This delicious seafood plate with Dublin Bay prawns, crab, and organic smoked salmon makes a great Christmas starter or festive lunch. The quantities in this recipe, courtesy of Bord Bia, are perfect for lunch, just cut down the amount of seafood if you are serving it as a starter.
Serves four; preparation time 20 minutes.
Ingredients
For the seafood plate
100g cooked crab meat
200g Dublin Bay prawns, cooked and peeled
400g organic smoked salmon
200g low fat mayonnaise
30g basil leaves
1 garlic clove, peeled and chopped
Juice of 1 lemon
1 tablesp dill, finely chopped
Salt and freshly ground black pepper
To Serve
Watercress/mixed leaves tossed in a little French dressing
Crusty bread
Method
For the crab: Check through the crab meat and discard any piece of shell. Squeeze out any liquid. Mix the crab meat with 1 tablespoon of the mayonnaise, half tablespoon lemon juice, and the dill leaves. Season with a little salt and black pepper. Taste and adjust the seasoning as necessary.

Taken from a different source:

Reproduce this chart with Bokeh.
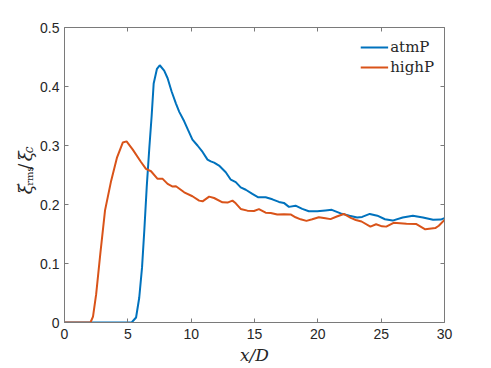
from bokeh.plotting import figure
from bokeh.models import Range1d, FixedTicker, LinearAxis, Legend, LegendItem
from bokeh.layouts import row
from bokeh.core.properties import value
from bokeh.embed import file_html
from bokeh.resources import INLINE
import math

# ---- data ----
atm_x = [0, 5.3, 5.65, 5.9, 6.12, 6.3, 6.49, 6.7, 6.88, 7.04, 7.3, 7.52, 7.87, 8.14,
         8.45, 8.8, 9.06, 9.45, 9.76, 10.1, 10.5, 10.9, 11.29, 11.55, 11.81, 12.2,
         12.73, 13.13, 13.52, 13.91, 14.31, 14.83, 15.3, 15.88, 16.41, 16.93, 17.32,
         17.72, 18.24, 18.77, 19.29, 19.95, 20.6, 21.1, 21.8, 22.5, 23.1, 23.5, 24.1,
         24.7, 25.3, 25.9, 26.7, 27.5, 28.3, 29.1, 29.7, 30]
atm_y = [0, 0, 0.0085, 0.042, 0.093, 0.156, 0.229, 0.297, 0.35, 0.405, 0.430, 0.436,
         0.427, 0.414, 0.392, 0.371, 0.357, 0.341, 0.326, 0.31, 0.300, 0.289, 0.276,
         0.273, 0.271, 0.266, 0.2547, 0.242, 0.238, 0.229, 0.225, 0.218, 0.2122,
         0.2122, 0.2088, 0.2044, 0.2027, 0.196, 0.198, 0.1925, 0.1885, 0.1885, 0.190,
         0.191, 0.185, 0.181, 0.178, 0.179, 0.184, 0.181, 0.175, 0.1727, 0.178, 0.181,
         0.178, 0.174, 0.1744, 0.177]

high_x = [0, 2.05, 2.25, 2.5, 2.83, 3.2, 3.68, 4.15, 4.6, 4.9, 5.39, 6.04, 6.43, 6.83,
          7.35, 7.75, 8.14, 8.54, 8.8, 9.45, 10.1, 10.63, 10.9, 11.42, 11.81, 12.47,
          12.87, 13.26, 13.52, 13.91, 14.44, 14.96, 15.35, 15.88, 16.28, 16.8, 17.32,
          17.85, 18.24, 18.64, 19.1, 19.56, 20.08, 20.6, 21.0, 21.5, 22.05, 22.6, 23.0,
          23.45, 24.15, 24.6, 25.07, 25.4, 25.98, 27.0, 27.75, 28.48, 29.27, 29.55, 30]
high_y = [0, 0, 0.01, 0.048, 0.117, 0.19, 0.24, 0.28, 0.305, 0.307, 0.293, 0.272,
          0.2604, 0.2564, 0.2435, 0.2435, 0.235, 0.2304, 0.231, 0.2207, 0.214, 0.2066,
          0.2054, 0.2134, 0.211, 0.2037, 0.2032, 0.2066, 0.202, 0.1925, 0.1896, 0.189,
          0.1922, 0.1862, 0.1857, 0.1829, 0.1834, 0.1832, 0.1783, 0.1749, 0.1722,
          0.1749, 0.1783, 0.1766, 0.1752, 0.1797, 0.184, 0.1774, 0.1738, 0.1712,
          0.1625, 0.1665, 0.163, 0.1625, 0.169, 0.1675, 0.167, 0.158, 0.16, 0.164, 0.174]

x_ticks = [0, 5, 10, 15, 20, 25, 30]
y_ticks = [0, 0.1, 0.2, 0.3, 0.4, 0.5]
y_tick_labels = ["0", "0.1", "0.2", "0.3", "0.4", "0.5"]
series_names = ["atmP", "highP"]
colors = ["#0072BD", "#D95319"]

W, H = 491, 368
LW = 37                              # width of the strip holding the y label
FL, FR, FT, FB = 63, 444, 27, 322    # frame edges in page pixels
XMIN, XMAX, YMIN, YMAX = 0, 30, 0, 0.5

AX = "#7a7a7a"
LBL = "#262626"

# ---- strip with the rotated y label (data units == pixels) ----
lab = figure(width=LW, height=H, output_backend="svg", toolbar_location=None,
             x_range=Range1d(0, LW), y_range=Range1d(0, H),
             min_border=0, x_axis_type=None, y_axis_type=None)
lab.outline_line_color = None
lab.xgrid.visible = False
lab.ygrid.visible = False
lab.background_fill_color = "white"
lab.border_fill_color = "white"

def piece(text, px, py, size, style="normal"):
    lab.text(x=[px], y=[H - py], text=[text], angle=math.pi / 2,
             text_font=value("DejaVu Serif"), text_font_size=value(size),
             text_font_style=style, text_color=LBL,
             text_align="left", text_baseline="alphabetic")

piece("ξ", 25, 208, "18px", "italic")
piece("′", 22, 198, "12px")
piece("rms", 28.5, 197.5, "10px")
piece("/", 25, 177.5, "18px")
piece("ξ", 25, 167, "18px", "italic")
piece("c", 28.5, 157, "12px", "italic")

# ---- main plot ----
p = figure(width=W - LW, height=H, output_backend="svg", toolbar_location=None,
           x_range=Range1d(XMIN, XMAX), y_range=Range1d(YMIN, YMAX),
           min_border_left=FL - LW, min_border_right=W - FR, min_border_top=FT,
           min_border_bottom=H - FB)
p.background_fill_color = "white"
p.border_fill_color = "white"
p.outline_line_color = None
p.xgrid.visible = False
p.ygrid.visible = False

def style_axis(ax, ticks, show_labels):
    ax.ticker = FixedTicker(ticks=ticks)
    ax.minor_tick_line_color = None
    ax.major_tick_in = 4
    ax.major_tick_out = 0
    ax.axis_line_color = AX
    ax.major_tick_line_color = AX
    ax.axis_line_width = 1
    ax.major_label_text_font = "Liberation Sans"
    ax.major_label_text_font_size = "14px" if show_labels else "0px"
    ax.major_label_text_color = LBL
    if not show_labels:
        ax.major_label_standoff = 0

style_axis(p.xaxis[0], x_ticks, True)
style_axis(p.yaxis[0], y_ticks, True)
p.xaxis[0].major_label_standoff = 6
p.yaxis[0].major_label_standoff = 5
p.yaxis[0].major_label_overrides = {t: s for t, s in zip(y_ticks, y_tick_labels)}
p.xaxis[0].major_label_overrides = {t: str(t) for t in x_ticks}

p.xaxis[0].axis_label = "x/D"
p.xaxis[0].axis_label_text_font = "DejaVu Serif"
p.xaxis[0].axis_label_text_font_style = "italic"
p.xaxis[0].axis_label_text_font_size = "17px"
p.xaxis[0].axis_label_text_color = LBL
p.xaxis[0].axis_label_standoff = 3

top = LinearAxis()
right = LinearAxis()
style_axis(top, x_ticks, False)
style_axis(right, y_ticks, False)
p.add_layout(top, "above")
p.add_layout(right, "right")

r1 = p.line(atm_x, atm_y, line_color=colors[0], line_width=2)
r2 = p.line(high_x, high_y, line_color=colors[1], line_width=2)

legend = Legend(items=[LegendItem(label=series_names[0], renderers=[r1]),
                       LegendItem(label=series_names[1], renderers=[r2])],
                location="top_right")
legend.border_line_color = None
legend.background_fill_alpha = 0
legend.label_text_font = "DejaVu Serif"
legend.label_text_font_size = "15px"
legend.label_text_color = LBL
legend.glyph_width = 28
legend.glyph_height = 20
legend.label_height = 20
legend.label_standoff = 2
legend.spacing = 0
legend.padding = 0
legend.margin = 10
p.add_layout(legend)

layout = row(lab, p, spacing=0)
open("out.html", "w").write(file_html(layout, INLINE))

For the basil mayonnaise: Add the rest of the mayonnaise, the garlic, lemon juice, and the basil leaves to a mini food processor. Whiz for one or two minutes until the basil is finely chopped and mayonnaise turns a lovely green colour. Season with a little salt and black pepper. Taste.
To serve: Divide the watercress or mixed leaves between four serving plates. Place a spoonful of the crab mixture in the middle and surround it with the prawns and smoked salmon. Drizzle over the basil mayonnaise. Serve any remaining mayonnaise on the side.